Nuno Pinto analisou 79 artigos publicados nas edições electrónicas dos quatro principais diários; uma extensa reportagem de numa revista semanal; o debate parlamentar; a transcrição de um programa de televisão emitido na RTP; a mensagem do Presidente da República; quatro comunicados emitidos pela maior organização de direitos de Lésbicas, Gays, Bissexuais e Transgénero. E entrevistou 22 transexuais.

Percebeu que o mais comum na imprensa era abordar a transexualidade pelo lado da exclusão/discriminação, o que ia ao encontro de esforços feitos por activistas, políticos e organizações de saúde no sentido de pôr os direitos dos transexuais na agenda da igualdade.

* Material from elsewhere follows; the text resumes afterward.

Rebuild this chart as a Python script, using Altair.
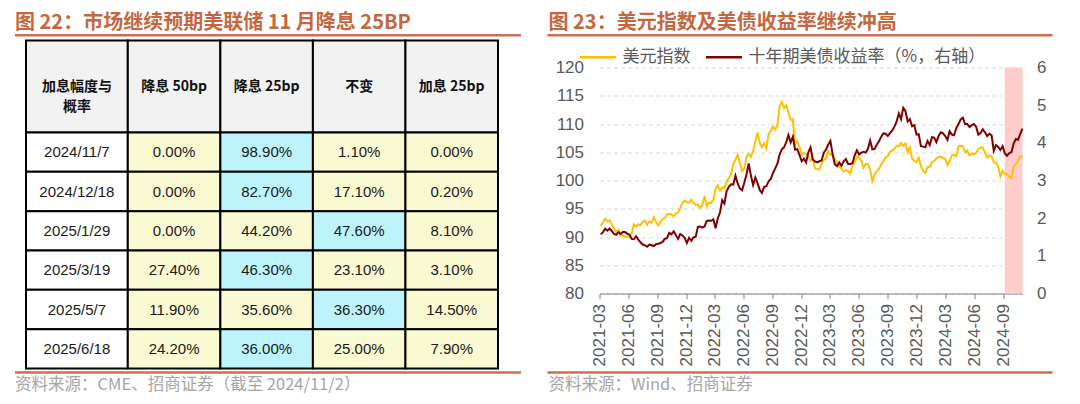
import altair as alt
import pandas as pd

CJK = "Noto Sans CJK SC"
LAT = "Liberation Sans"
TITLE_COLOR = "#c4673f"
RULE_COLOR = "#c8704f"
SRC_COLOR = "#a6a6a6"
AX_COLOR = "#595959"

# ---------------- left panel: probability table ----------------
table_title = "图 22：市场继续预期美联储 11 月降息 25BP"
table_source = "资料来源：CME、招商证券（截至 2024/11/2）"
header_labels = ["加息幅度与\n概率", "降息 50bp", "降息 25bp", "不变", "加息 25bp"]
meeting_dates = ["2024/11/7", "2024/12/18", "2025/1/29", "2025/3/19", "2025/5/7", "2025/6/18"]
cut50 = [0.00, 0.00, 0.00, 27.40, 11.90, 24.20]
cut25 = [98.90, 82.70, 44.20, 46.30, 35.60, 36.00]
hold = [1.10, 17.10, 47.60, 23.10, 36.30, 25.00]
hike25 = [0.00, 0.20, 8.10, 3.10, 14.50, 7.90]

# ---------------- right panel: DXY & UST 10Y (weekly) ----------------
line_title = "图 23：美元指数及美债收益率继续冲高"
line_source = "资料来源：Wind、招商证券"
series_names = ["美元指数", "十年期美债收益率（%，右轴）"]
series_colors = ["#ffc000", "#7f0000"]
first_week = "2021-03-05"
x_start, x_end = "2021-03-01", "2024-11-01"
band_start, band_end = "2024-09-06", "2024-11-01"
tick_labels = ["2021-03", "2021-06", "2021-09", "2021-12", "2022-03", "2022-06",
               "2022-09", "2022-12", "2023-03", "2023-06", "2023-09", "2023-12",
               "2024-03", "2024-06", "2024-09"]
left_ticks = [80, 85, 90, 95, 100, 105, 110, 115, 120]
right_ticks = [0, 1, 2, 3, 4, 5, 6]

dxy_2021 = [91.98, 92.67, 93.25, 92.77,
            92.93, 92.16, 91.56, 90.85, 91.28,
            90.23, 90.32, 89.99, 90.03,
            90.13, 90.56, 92.23, 91.85,
            92.23, 92.12, 92.68, 92.91, 92.17,
            92.78, 92.52, 93.49, 92.69,
            92.04, 92.58, 93.20, 93.33,
            94.04, 94.08, 93.97, 93.64, 94.12,
            94.32, 95.13, 96.03, 96.48,
            96.15, 96.08, 96.60, 96.03, 95.67]
dxy_2022 = [95.74, 95.17, 95.64, 97.26,
            95.49, 96.06, 96.04, 96.62,
            98.51, 99.13, 98.23, 98.79,
            98.61, 99.83, 100.50, 101.12, 102.96,
            103.66, 104.56, 103.15, 101.66,
            102.14, 104.15, 104.69, 104.20,
            105.14, 106.89, 108.48, 106.67, 105.88,
            106.60, 105.69, 108.16, 108.82,
            109.54, 109.00, 109.76, 113.19, 113.90,
            112.80, 113.31, 111.99, 110.75,
            110.80, 106.39, 106.92, 105.99,
            104.56, 104.81, 104.70, 104.32, 103.52]
dxy_2023 = [103.89, 102.20, 102.02, 101.92,
            102.92, 103.63, 103.87, 105.21,
            104.52, 104.58, 103.86, 103.12, 102.51,
            102.08, 101.55, 101.82, 101.66,
            101.22, 102.68, 103.16, 104.22,
            104.02, 103.56, 102.26, 102.92, 102.91,
            101.95, 99.91, 101.07, 101.67,
            102.02, 102.85, 103.39, 104.11,
            104.26, 105.06, 105.32, 105.58, 106.17,
            106.04, 106.66, 106.16, 106.56,
            105.02, 105.86, 103.92, 103.41,
            103.27, 104.01, 102.55, 101.70, 101.33]
dxy_2024 = [102.41, 102.40, 103.29, 103.44,
            103.92, 104.11, 104.28, 103.94,
            103.86, 102.71, 103.44, 104.43, 104.55,
            104.30, 106.04, 106.15, 106.09,
            105.03, 105.30, 104.46, 104.72, 104.67,
            104.89, 105.55, 105.80, 105.87,
            104.88, 104.09, 104.40, 104.32,
            103.21, 103.14, 102.45, 100.72, 101.70,
            101.18, 101.11, 100.72, 100.38,
            102.52, 102.90, 103.49, 104.26,
            104.28]

yld_2021 = [1.57, 1.63, 1.72, 1.67,
            1.72, 1.66, 1.58, 1.56, 1.63,
            1.58, 1.63, 1.63, 1.59,
            1.56, 1.45, 1.44, 1.52,
            1.43, 1.36, 1.30, 1.28, 1.24,
            1.30, 1.28, 1.26, 1.31,
            1.32, 1.34, 1.37, 1.45,
            1.47, 1.61, 1.57, 1.65, 1.55,
            1.45, 1.58, 1.54, 1.48,
            1.34, 1.48, 1.40, 1.49, 1.51]
yld_2022 = [1.77, 1.78, 1.75, 1.78,
            1.93, 1.94, 1.93, 1.97,
            1.73, 2.00, 2.15, 2.48,
            2.39, 2.72, 2.83, 2.90, 2.89,
            3.13, 2.92, 2.79, 2.74,
            2.94, 3.16, 3.45, 3.13,
            2.88, 3.08, 2.93, 2.75, 2.67,
            2.83, 2.85, 2.98, 3.04,
            3.20, 3.32, 3.45, 3.69, 3.83,
            3.88, 4.02, 4.21, 4.01,
            4.16, 3.82, 3.83, 3.68,
            3.51, 3.58, 3.48, 3.75, 3.88]
yld_2023 = [3.56, 3.51, 3.48, 3.51,
            3.53, 3.74, 3.82, 3.95,
            4.05, 3.70, 3.43, 3.38, 3.48,
            3.39, 3.51, 3.57, 3.44,
            3.44, 3.46, 3.67, 3.80,
            3.69, 3.74, 3.76, 3.74, 3.84,
            4.06, 3.83, 3.84, 3.95,
            4.04, 4.16, 4.25, 4.24,
            4.18, 4.26, 4.33, 4.43, 4.57,
            4.78, 4.63, 4.93, 4.84,
            4.57, 4.63, 4.44, 4.47,
            4.22, 4.23, 3.91, 3.90, 3.88]
yld_2024 = [4.05, 3.94, 4.15, 4.14,
            4.02, 4.18, 4.28, 4.25,
            4.18, 4.08, 4.31, 4.22, 4.20,
            4.39, 4.50, 4.62, 4.67,
            4.50, 4.50, 4.42, 4.47, 4.50,
            4.43, 4.22, 4.26, 4.36,
            4.28, 4.18, 4.24, 4.20,
            3.79, 3.94, 3.89, 3.81, 3.91,
            3.72, 3.66, 3.73, 3.75,
            3.98, 4.10, 4.08, 4.24,
            4.38]

# ================= build left table =================
col_units = [1.1, 1.0, 1.0, 1.0, 1.0]
header_units = 2.34
x_edges = [0.0]
for w in col_units:
    x_edges.append(x_edges[-1] + w)
n_rows = len(meeting_dates)

cells = []
for j, lab in enumerate(header_labels):
    cells.append(dict(x0=x_edges[j], x1=x_edges[j + 1], y0=0.0, y1=header_units,
                      label=lab, kind="header"))
prob_cols = [cut50, cut25, hold, hike25]
for i, d in enumerate(meeting_dates):
    y0 = header_units + i
    y1 = y0 + 1
    cells.append(dict(x0=x_edges[0], x1=x_edges[1], y0=y0, y1=y1, label=d, kind="date"))
    vals = [c[i] for c in prob_cols]
    mx = max(vals)
    for k, v in enumerate(vals):
        cells.append(dict(x0=x_edges[k + 1], x1=x_edges[k + 2], y0=y0, y1=y1,
                          label=f"{v:.2f}%", kind="max" if v == mx else "other"))
cell_df = pd.DataFrame(cells)
cell_df["xc"] = (cell_df["x0"] + cell_df["x1"]) / 2
cell_df["yc"] = (cell_df["y0"] + cell_df["y1"]) / 2

# both panels share the same plot top (the line chart's); the table starts
# 27px above it, so its y domain starts a little after 0.
LW, LH = 472, 301
ROW_PX = 39.33
top_gap_px = 27
y_dom_start = top_gap_px / ROW_PX
y_dom_end = y_dom_start + LH / ROW_PX
xs = alt.Scale(domain=[0, x_edges[-1]], nice=False, zero=False)
ys = alt.Scale(domain=[y_dom_start, y_dom_end], nice=False, zero=False, reverse=True)
fill_scale = alt.Scale(domain=["header", "date", "other", "max"],
                       range=["#f2f2f2", "#ffffff", "#f9f9d2", "#bdf4fc"])

base_t = alt.Chart(cell_df)
rects = base_t.mark_rect(stroke="#000000", strokeWidth=2).encode(
    x=alt.X("x0:Q", scale=xs, axis=None), x2="x1:Q",
    y=alt.Y("y0:Q", scale=ys, axis=None), y2="y1:Q",
    fill=alt.Fill("kind:N", scale=fill_scale, legend=None),
)
head_txt = base_t.transform_filter(alt.datum.kind == "header").mark_text(
    font=CJK, fontSize=14, fontWeight="bold", color="#111111",
    lineBreak="\n", lineHeight=20, baseline="middle", align="center",
).encode(x=alt.X("xc:Q", scale=xs, axis=None), y=alt.Y("yc:Q", scale=ys, axis=None),
         text="label:N")
body_txt = base_t.transform_filter(alt.datum.kind != "header").mark_text(
    font=LAT, fontSize=15, color="#1a1a1a", baseline="middle", align="center",
).encode(x=alt.X("xc:Q", scale=xs, axis=None), y=alt.Y("yc:Q", scale=ys, axis=None),
         text="label:N")

one = pd.DataFrame({"a": [0]})
TITLE_Y = -44.5
SRC_SIZE = 16.5
lt_title = alt.Chart(pd.DataFrame({"t": [table_title]})).mark_text(
    font=CJK, fontSize=20, fontWeight="bold", color=TITLE_COLOR, align="left", baseline="middle"
).encode(text="t:N", x=alt.value(-11), y=alt.value(TITLE_Y))
lt_rule_top = alt.Chart(one).mark_rule(color=RULE_COLOR, strokeWidth=2.5).encode(
    x=alt.value(-11), x2=alt.value(495), y=alt.value(-32.3))
lt_rule_bot = alt.Chart(one).mark_rule(color=RULE_COLOR, strokeWidth=2.5).encode(
    x=alt.value(-11), x2=alt.value(495), y=alt.value(305))
lt_src = alt.Chart(pd.DataFrame({"t": [table_source]})).mark_text(
    font=CJK, fontSize=SRC_SIZE, color=SRC_COLOR, align="left", baseline="middle"
).encode(text="t:N", x=alt.value(-11), y=alt.value(317))

left = alt.layer(rects, head_txt, body_txt, lt_title, lt_rule_top, lt_rule_bot, lt_src).properties(
    width=LW, height=LH)

# ================= build right line chart =================
dxy = dxy_2021 + dxy_2022 + dxy_2023 + dxy_2024
yld = yld_2021 + yld_2022 + yld_2023 + yld_2024
n = min(len(dxy), len(yld))
dates = pd.date_range(first_week, periods=n, freq="7D")
long_df = pd.concat([
    pd.DataFrame({"date": dates, "series": series_names[0], "value": dxy[:n]}),
    pd.DataFrame({"date": dates, "series": series_names[1], "value": yld[:n]}),
], ignore_index=True)


def to_dt(s):
    y, m, d = s.split("-")
    return alt.DateTime(year=int(y), month=int(m), date=int(d))


tick_dts = [to_dt(t + "-01") for t in tick_labels]
xscale = alt.Scale(domain=[to_dt(x_start), to_dt(x_end)])
xaxis = alt.Axis(values=tick_dts, format="%Y-%m", labelAngle=270, labelFontSize=17,
                 labelColor=AX_COLOR, labelFont=LAT, domainColor="#808080", tickColor="#808080",
                 tickSize=5, labelPadding=5, grid=False, title=None, labelOverlap=False)

RW, RH = 423, 226
color_enc = alt.Color("series:N", scale=alt.Scale(domain=series_names, range=series_colors),
                      legend=alt.Legend(orient="none", legendX=-21, legendY=-30, direction="horizontal",
                                        title=None, symbolType="stroke", symbolSize=1296,
                                        symbolStrokeWidth=2.5, labelFontSize=17, labelFont=CJK,
                                        labelColor=AX_COLOR, columnPadding=10, labelOffset=5,
                                        padding=0, labelLimit=400))

band = alt.Chart(pd.DataFrame({"s": [band_start], "e": [band_end]})).mark_rect(
    color="#ffcccc", opacity=1).encode(
    x=alt.X("s:T", scale=xscale, axis=xaxis), x2="e:T",
    y=alt.value(0), y2=alt.value(RH))

l_dxy = alt.Chart(long_df).transform_filter(alt.datum.series == series_names[0]).mark_line(
    strokeWidth=2).encode(
    x=alt.X("date:T", scale=xscale, axis=xaxis),
    y=alt.Y("value:Q", scale=alt.Scale(domain=[80, 120], nice=False, zero=False),
            axis=alt.Axis(values=left_ticks, grid=True, gridDash=[4, 3], gridColor="#d9d9d9",
                          domain=False, ticks=False, labelFontSize=17, labelColor=AX_COLOR,
                          labelFont=LAT, labelPadding=16, title=None)),
    color=color_enc)
l_yld = alt.Chart(long_df).transform_filter(alt.datum.series == series_names[1]).mark_line(
    strokeWidth=2).encode(
    x=alt.X("date:T", scale=xscale, axis=xaxis),
    y=alt.Y("value:Q", scale=alt.Scale(domain=[0, 6], nice=False, zero=False),
            axis=alt.Axis(orient="right", values=right_ticks, grid=False, domain=False, ticks=False,
                          labelFontSize=17, labelColor=AX_COLOR, labelFont=LAT, labelPadding=14,
                          title=None)),
    color=color_enc)

rt_title = alt.Chart(pd.DataFrame({"t": [line_title]})).mark_text(
    font=CJK, fontSize=20, fontWeight="bold", color=TITLE_COLOR, align="left", baseline="middle"
).encode(text="t:N", x=alt.value(-51), y=alt.value(TITLE_Y))
rt_rule_top = alt.Chart(one).mark_rule(color=RULE_COLOR, strokeWidth=2.5).encode(
    x=alt.value(-52), x2=alt.value(453), y=alt.value(-32.3))
rt_rule_bot = alt.Chart(one).mark_rule(color=RULE_COLOR, strokeWidth=2.5).encode(
    x=alt.value(-52), x2=alt.value(453), y=alt.value(305))
rt_src = alt.Chart(pd.DataFrame({"t": [line_source]})).mark_text(
    font=CJK, fontSize=SRC_SIZE, color=SRC_COLOR, align="left", baseline="middle"
).encode(text="t:N", x=alt.value(-51), y=alt.value(317))

right = alt.layer(band, l_dxy, l_yld, rt_title, rt_rule_top, rt_rule_bot, rt_src).resolve_scale(
    y="independent").properties(width=RW, height=RH)

chart = alt.hconcat(left, right, spacing=22.5).resolve_scale(
    color="independent", fill="independent"
).properties(
    padding={"left": 5, "top": 4.5, "right": 5, "bottom": 5}
).configure_view(stroke=None)

chart.save("out.html", embed_options={"renderer": "svg", "actions": False})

Só que a tónica não era a dos direitos humanos e civis.

Segundo Nuno Pinto, os órgãos de comunicação social deram mais ênfase ao corpo (à genitália) do que à identidade de género. A genitália foi o segundo assunto mais tratado e isso, em seu entender, sugere que a noção de género não se distingue da de sexo. E pode ajudar a perpetuar a ideia de que um transexual não é mesmo um homem e uma transexual não é mesmo uma mulher.

Apesar destes reparos, o investigador concluiu que os órgãos de comunicação social fizeram uma cobertura diversificada. Várias posições foram sendo apresentadas para que os cidadãos pudessem tirar as suas próprias conclusões. A “guerra de palavras”, escreveu, travou-se no cenário político.

Os políticos de direita manifestaram-se contra a lei por não incluir a esterilização. “Fundamentavam-se nos papéis de género”, interpretou. “Se uma pessoa quer ser reconhecida legalmente como uma mulher, não deve ter um pénis e não deve ser mãe fazendo par com outra mulher; se quer ser legalmente reconhecida como homem não deve ter vagina e não deve engravidar.”

Os políticos de esquerda e os activistas LGBT protagonizaram o discurso favorável à mudança. Não fizeram juízos sobre formas apropriadas de ser homem ou ser mulher, “disseminaram representações sociais sobre transexualidade, género e reconhecimento legal baseadas na noção de direitos humanos”.

Naquele primeiro estudo, o investigador nota que o discurso dos transexuais ouvidos pelos media era “conservador”: “Falaram sobre as suas vidas, em muitos casos reforçando a ideia de que homens e mulheres têm corpos contrários e distintos papéis”. No segundo estudo, sugere que “a transexualidade não é necessariamente uma experiência de transgressão”.

“Ser percebido como alguém que se encontra numa situação intermédia, nem homem, nem mulher, isto é, como um transgressor de género ou uma categoria de terceiro sexo, era aflitivo para muitos participantes [no estudo]”, assegura. “Ser transexual não significa ter uma identidade transexual: muitos participantes declaram que se reconhecem como mulheres ou como homens ao longo das suas trajectórias, de acordo com a sua identidade de género”, esclarece.

Nuno Pinto deixa muitas questões no ar. Desde logo esta: “Como é que a tendência generalizada para representar os transexuais como transgressores de género – e não como homens ou mulheres – molda a forma como as pessoas identificam e expressam a sua orientação de género?” Reconhece as limitações de um trabalho baseado em amostras pequenas e métodos qualitativos. E conclui que estudos futuros deverão beneficiar de amostras maiores, o que lhe parece um desafio.